Supreme Court judgement big setback

The Chairman of the Presidential Advisory Committee Against Corruption (PACAC), Prof. Itse Sagay (SAN), said the judgment of the Supreme Court nullifying Section 396(7) was a setback and a disservice to the Administration of Criminal Justice Act (ACJA) signed in 2015, adding that no section of the Nigerian Constitution (1999) barred a judge elevated to a higher court from returning to conclude part-heard cases.

Prof. Sagay said, “We found, in many cases, judges had spent five to seven years on a case, they were promoted and they could not continue with it. A new judge would start and the case would begin all over again. It was killing our judicial system. That was why the National Assembly passed that law under the ACJA.”

In the same vein, Kemi Pinhero (SAN) said he felt sad that the apex court failed to see the mischief by parties in criminal cases; who always found a way to delay or get a trial to start afresh, which the provision of Section 396(7) of the ACJA sought to cure.

Pinhero said, “Sadly, in construing the provisions of Section 396(7) of the ACJA, the Supreme Court failed to take cognizance of the mischief intended to be cured and merely viewed the issue from the narrow compass of an attempt to avoid the implication of the previous interpretation of the constitution by the court.

“In fact, the Supreme Court failed to consider in the entire judgment why the provision was introduced, but held itself bound to only the letters of the law. This approach, in my view, has occasioned injustice to the prosecution.

“It is my submission that what the Supreme Court should have done in the circumstances is to adopt a purposive approach in its interpretative role by taking into cognizance the fact that the constitution as at the time it was made could not have envisaged the current situation in terms of the level of corrupt practices and delay in the administration of criminal justice, thus the interpretation given to the provision of the 1979 Constitution in the previous cases of Ogbunniya and Our Line Limited’s case which was influenced by the prevailing circumstances at that time ought to have been distinguished as rightly done in my view by Hon. Justice Idris.”

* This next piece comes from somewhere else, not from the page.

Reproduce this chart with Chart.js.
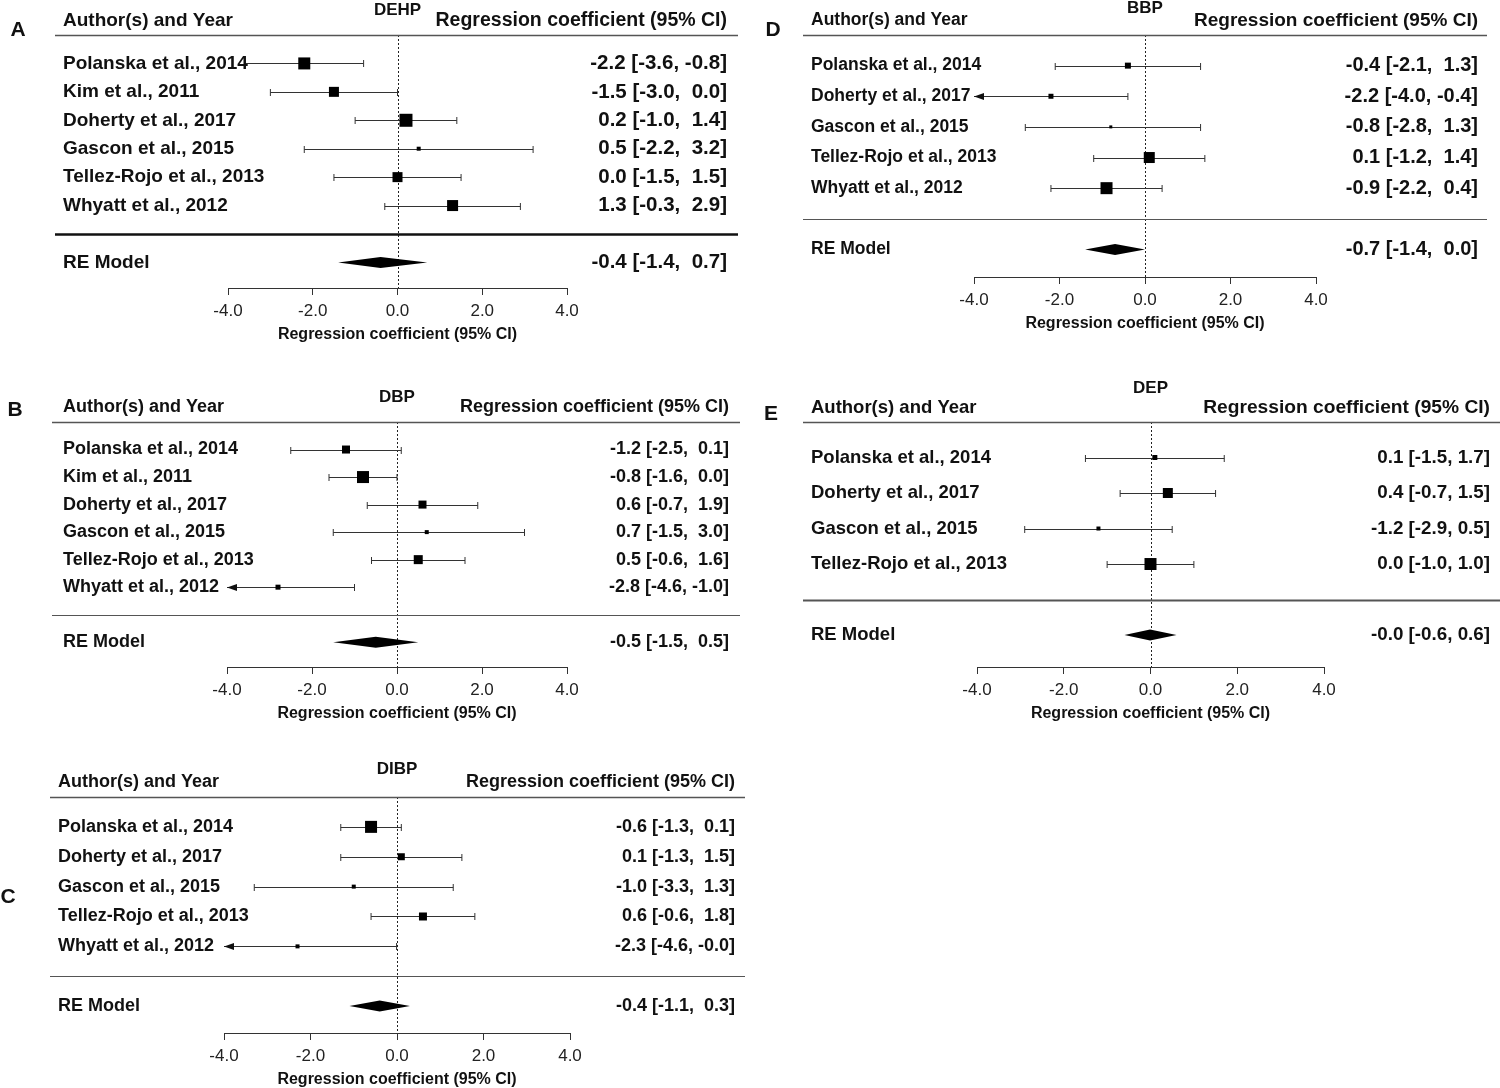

But other lawyers such as Adeniyi Akintola (SAN) and Yunus Ustaz Usman (SAN) said the cure for the wrongs in the administration of justice could not be made using another wrong.

Akintola said, “I have been among those warning that most of the provisions of the ACJA cannot stand the test of the constitution.

“There was a case involving a chief magistrate in Oyo State who was elevated to the High Court of the FCT. He came back to deliver judgement in the magistrates’ court and the Supreme Court set aside the judgement. So, it is not new, it has always been there in our jurisprudence.”

On whether Kalu should have benefitted from the earlier judgment of the Supreme Court, having been involved in a joint trial with the appellant, Barr. Oyeghe Seprebo advised Kalu to wait till the hearing of his pending appeal at the Court of Appeal to make the application for his release.

Seprebo said, “Both the appeal and the decision did not appear to affect Orji Uzor Kalu, hence one would think that his conviction stands pending when his appeal is decided. Otherwise it will not be different from a situation whereby a judgement is being enforced against a person who is not a party to a proceeding.”

He added that, “The wordings of the judgement are very clear and unambiguous. If the apex court wanted the decision to affect all defendants, they would have couched it so expressly. Now assuming the order of the court was that this appeal is frivolous, baseless and lacking in merit, order of N100m awarded against the appellant, can the order be enforced against other respondents who were defendants but did not appeal? Certainly no.”